> _To be done_
Below is a listing to write out in full, exactly as given, without its pictures.

++++++++++++++++++++

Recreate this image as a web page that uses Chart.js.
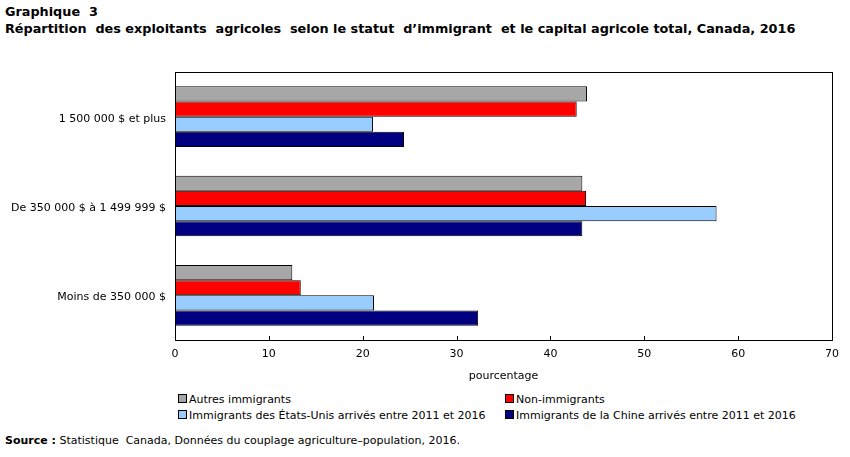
<!DOCTYPE html>
<html lang="fr">
<head>
<meta charset="utf-8">
<script src="https://cdn.jsdelivr.net/npm/chart.js@4.4.1/dist/chart.umd.min.js"></script>
<style>
  body { margin: 0; background: #fff; font-family: "DejaVu Sans", Verdana, sans-serif; color: #000; }
  #page { position: relative; width: 850px; height: 457px; overflow: hidden; }
  .titre { position: absolute; left: 5px; font-weight: bold; font-size: 12.8px; white-space: pre; }
  #graph { position: absolute; left: 0; top: 0; }
  #legende { position: absolute; left: 178px; top: 393px; font-size: 11px; }
  .item { position: absolute; white-space: pre; }
  .carre { display: inline-block; width: 7px; height: 7px; border: 1px solid #000; margin-right: 2px; vertical-align: 0px; }
  #source { position: absolute; left: 5px; top: 434px; font-size: 11px; white-space: pre; }
</style>
</head>
<body>
<div id="page">
  <div class="titre" style="top:4px">Graphique  3</div>
  <div class="titre" style="top:21px">Répartition  des exploitants  agricoles  selon le statut  d’immigrant  et le capital agricole total, Canada, 2016</div>
  <canvas id="graph" width="850" height="390"></canvas>
  <div id="legende"></div>
  <div id="source"><b>Source :</b> Statistique  Canada, Données du couplage agriculture–population, 2016.</div>
</div>
<script>
// Catégories (capital agricole total)
const categories = ["1 500 000 $ et plus", "De 350 000 $ à 1 499 999 $", "Moins de 350 000 $"];

// Séries (pourcentage)
const autresImmigrants = [43.9, 43.4, 12.5];
const nonImmigrants = [42.8, 43.8, 13.4];
const immigrantsEtatsUnis = [21.1, 57.7, 21.2];
const immigrantsChine = [24.4, 43.4, 32.3];

const nomsSeries = [
  "Autres immigrants",
  "Non-immigrants",
  "Immigrants des États-Unis arrivés entre 2011 et 2016",
  "Immigrants de la Chine arrivés entre 2011 et 2016"
];

// Graduations de l'axe
const graduations = [0, 10, 20, 30, 40, 50, 60, 70];

// Motif tramé léger pour la série grise
function motifGris() {
  const c = document.createElement("canvas");
  c.width = 2;
  c.height = 2;
  const ctx = c.getContext("2d");
  ctx.fillStyle = "#a3a3a3";
  ctx.fillRect(0, 0, 2, 2);
  ctx.fillStyle = "#ababab";
  ctx.fillRect(0, 0, 1, 1);
  ctx.fillRect(1, 1, 1, 1);
  return ctx.createPattern(c, "repeat");
}

const couleurs = [motifGris(), "#ff0000", "#99ccff", "#000080"];
const couleursLegende = ["#a6a6a6", "#ff0000", "#99ccff", "#000080"];
const valeurs = [autresImmigrants, nonImmigrants, immigrantsEtatsUnis, immigrantsChine];

// Cadre + petites graduations vers l'intérieur
const cadre = {
  id: "cadre",
  afterDraw(chart) {
    const { ctx, chartArea } = chart;
    const x = chart.scales.x;
    ctx.save();
    ctx.strokeStyle = "#000";
    ctx.lineWidth = 1;
    ctx.strokeRect(Math.round(chartArea.left) + 0.5, Math.round(chartArea.top) + 0.5,
      Math.round(chartArea.right - chartArea.left), Math.round(chartArea.bottom - chartArea.top));
    graduations.forEach((g) => {
      const px = Math.round(x.getPixelForValue(g)) + 0.5;
      ctx.beginPath();
      ctx.moveTo(px, chartArea.bottom);
      ctx.lineTo(px, chartArea.bottom - 4);
      ctx.stroke();
    });
    ctx.restore();
  }
};

Chart.defaults.font.family = "'DejaVu Sans', Verdana, sans-serif";
Chart.defaults.font.size = 11;
Chart.defaults.color = "#000";

new Chart(document.getElementById("graph"), {
  type: "bar",
  data: {
    labels: categories,
    datasets: valeurs.map((v, i) => ({
      label: nomsSeries[i],
      data: v,
      backgroundColor: couleurs[i],
      borderColor: "#000",
      borderWidth: 1,
      categoryPercentage: 0.68,
      barPercentage: 1.0
    }))
  },
  options: {
    indexAxis: "y",
    responsive: false,
    animation: false,
    devicePixelRatio: 1,
    layout: { padding: { top: 72, right: 18, left: 0, bottom: 0 } },
    plugins: {
      legend: { display: false },
      tooltip: { enabled: false }
    },
    scales: {
      x: {
        min: 0,
        max: 70,
        afterBuildTicks: (axis) => { axis.ticks = graduations.map((g) => ({ value: g })); },
        grid: { display: false, drawTicks: false },
        border: { display: false },
        ticks: { padding: 8, maxRotation: 0 },
        title: { display: true, text: "pourcentage", padding: { top: 4, bottom: 7 } },
        afterFit: (axis) => { axis.height = 50; }
      },
      y: {
        grid: { display: false, drawTicks: false },
        border: { display: false },
        ticks: { padding: 9, labelOffset: 2 },
        afterFit: (axis) => { axis.width = 175; }
      }
    }
  },
  plugins: [cadre]
});

// Légende en deux colonnes
const legende = document.getElementById("legende");
nomsSeries.forEach((nom, i) => {
  const item = document.createElement("div");
  item.classList.add("item");
  item.style.left = (i % 2 === 0 ? 0 : 327) + "px";
  item.style.top = (Math.floor(i / 2) * 16) + "px";
  const carre = document.createElement("span");
  carre.classList.add("carre");
  carre.style.background = couleursLegende[i];
  item.appendChild(carre);
  item.appendChild(document.createTextNode(nom));
  legende.appendChild(item);
});
</script>
</body>
</html>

++++++++++++++++++++

> _Result below_
Recreate this image as a web page that uses Chart.js.
<!DOCTYPE html>
<html lang="fr">
<head>
<meta charset="utf-8">
<script src="https://cdn.jsdelivr.net/npm/chart.js@4.4.1/dist/chart.umd.min.js"></script>
<style>
  body { margin: 0; background: #fff; font-family: "DejaVu Sans", Verdana, sans-serif; color: #000; }
  #page { position: relative; width: 850px; height: 457px; overflow: hidden; }
  .titre { position: absolute; left: 5px; font-weight: bold; font-size: 12.8px; white-space: pre; }
  #graph { position: absolute; left: 0; top: 0; }
  #legende { position: absolute; left: 178px; top: 393px; font-size: 11px; }
  .item { position: absolute; white-space: pre; }
  .carre { display: inline-block; width: 7px; height: 7px; border: 1px solid #000; margin-right: 2px; vertical-align: 0px; }
  #source { position: absolute; left: 5px; top: 434px; font-size: 11px; white-space: pre; }
</style>
</head>
<body>
<div id="page">
  <div class="titre" style="top:4px">Graphique  3</div>
  <div class="titre" style="top:21px">Répartition  des exploitants  agricoles  selon le statut  d’immigrant  et le capital agricole total, Canada, 2016</div>
  <canvas id="graph" width="850" height="390"></canvas>
  <div id="legende"></div>
  <div id="source"><b>Source :</b> Statistique  Canada, Données du couplage agriculture–population, 2016.</div>
</div>
<script>
// Catégories (capital agricole total)
const categories = ["1 500 000 $ et plus", "De 350 000 $ à 1 499 999 $", "Moins de 350 000 $"];

// Séries (pourcentage)
const autresImmigrants = [43.9, 43.4, 12.5];
const nonImmigrants = [42.8, 43.8, 13.4];
const immigrantsEtatsUnis = [21.1, 57.7, 21.2];
const immigrantsChine = [24.4, 43.4, 32.3];

const nomsSeries = [
  "Autres immigrants",
  "Non-immigrants",
  "Immigrants des États-Unis arrivés entre 2011 et 2016",
  "Immigrants de la Chine arrivés entre 2011 et 2016"
];

// Graduations de l'axe
const graduations = [0, 10, 20, 30, 40, 50, 60, 70];

// Motif tramé léger pour la série grise
function motifGris() {
  const c = document.createElement("canvas");
  c.width = 2;
  c.height = 2;
  const ctx = c.getContext("2d");
  ctx.fillStyle = "#a3a3a3";
  ctx.fillRect(0, 0, 2, 2);
  ctx.fillStyle = "#ababab";
  ctx.fillRect(0, 0, 1, 1);
  ctx.fillRect(1, 1, 1, 1);
  return ctx.createPattern(c, "repeat");
}

const couleurs = [motifGris(), "#ff0000", "#99ccff", "#000080"];
const couleursLegende = ["#a6a6a6", "#ff0000", "#99ccff", "#000080"];
const valeurs = [autresImmigrants, nonImmigrants, immigrantsEtatsUnis, immigrantsChine];

// Cadre + petites graduations vers l'intérieur
const cadre = {
  id: "cadre",
  afterDraw(chart) {
    const { ctx, chartArea } = chart;
    const x = chart.scales.x;
    ctx.save();
    ctx.strokeStyle = "#000";
    ctx.lineWidth = 1;
    ctx.strokeRect(Math.round(chartArea.left) + 0.5, Math.round(chartArea.top) + 0.5,
      Math.round(chartArea.right - chartArea.left), Math.round(chartArea.bottom - chartArea.top));
    graduations.forEach((g) => {
      const px = Math.round(x.getPixelForValue(g)) + 0.5;
      ctx.beginPath();
      ctx.moveTo(px, chartArea.bottom);
      ctx.lineTo(px, chartArea.bottom - 4);
      ctx.stroke();
    });
    ctx.restore();
  }
};

Chart.defaults.font.family = "'DejaVu Sans', Verdana, sans-serif";
Chart.defaults.font.size = 11;
Chart.defaults.color = "#000";

new Chart(document.getElementById("graph"), {
  type: "bar",
  data: {
    labels: categories,
    datasets: valeurs.map((v, i) => ({
      label: nomsSeries[i],
      data: v,
      backgroundColor: couleurs[i],
      borderColor: "#000",
      borderWidth: 1,
      categoryPercentage: 0.68,
      barPercentage: 1.0
    }))
  },
  options: {
    indexAxis: "y",
    responsive: false,
    animation: false,
    devicePixelRatio: 1,
    layout: { padding: { top: 72, right: 18, left: 0, bottom: 0 } },
    plugins: {
      legend: { display: false },
      tooltip: { enabled: false }
    },
    scales: {
      x: {
        min: 0,
        max: 70,
        afterBuildTicks: (axis) => { axis.ticks = graduations.map((g) => ({ value: g })); },
        grid: { display: false, drawTicks: false },
        border: { display: false },
        ticks: { padding: 8, maxRotation: 0 },
        title: { display: true, text: "pourcentage", padding: { top: 4, bottom: 7 } },
        afterFit: (axis) => { axis.height = 50; }
      },
      y: {
        grid: { display: false, drawTicks: false },
        border: { display: false },
        ticks: { padding: 9, labelOffset: 2 },
        afterFit: (axis) => { axis.width = 175; }
      }
    }
  },
  plugins: [cadre]
});

// Légende en deux colonnes
const legende = document.getElementById("legende");
nomsSeries.forEach((nom, i) => {
  const item = document.createElement("div");
  item.classList.add("item");
  item.style.left = (i % 2 === 0 ? 0 : 327) + "px";
  item.style.top = (Math.floor(i / 2) * 16) + "px";
  const carre = document.createElement("span");
  carre.classList.add("carre");
  carre.style.background = couleursLegende[i];
  item.appendChild(carre);
  item.appendChild(document.createTextNode(nom));
  legende.appendChild(item);
});
</script>
</body>
</html>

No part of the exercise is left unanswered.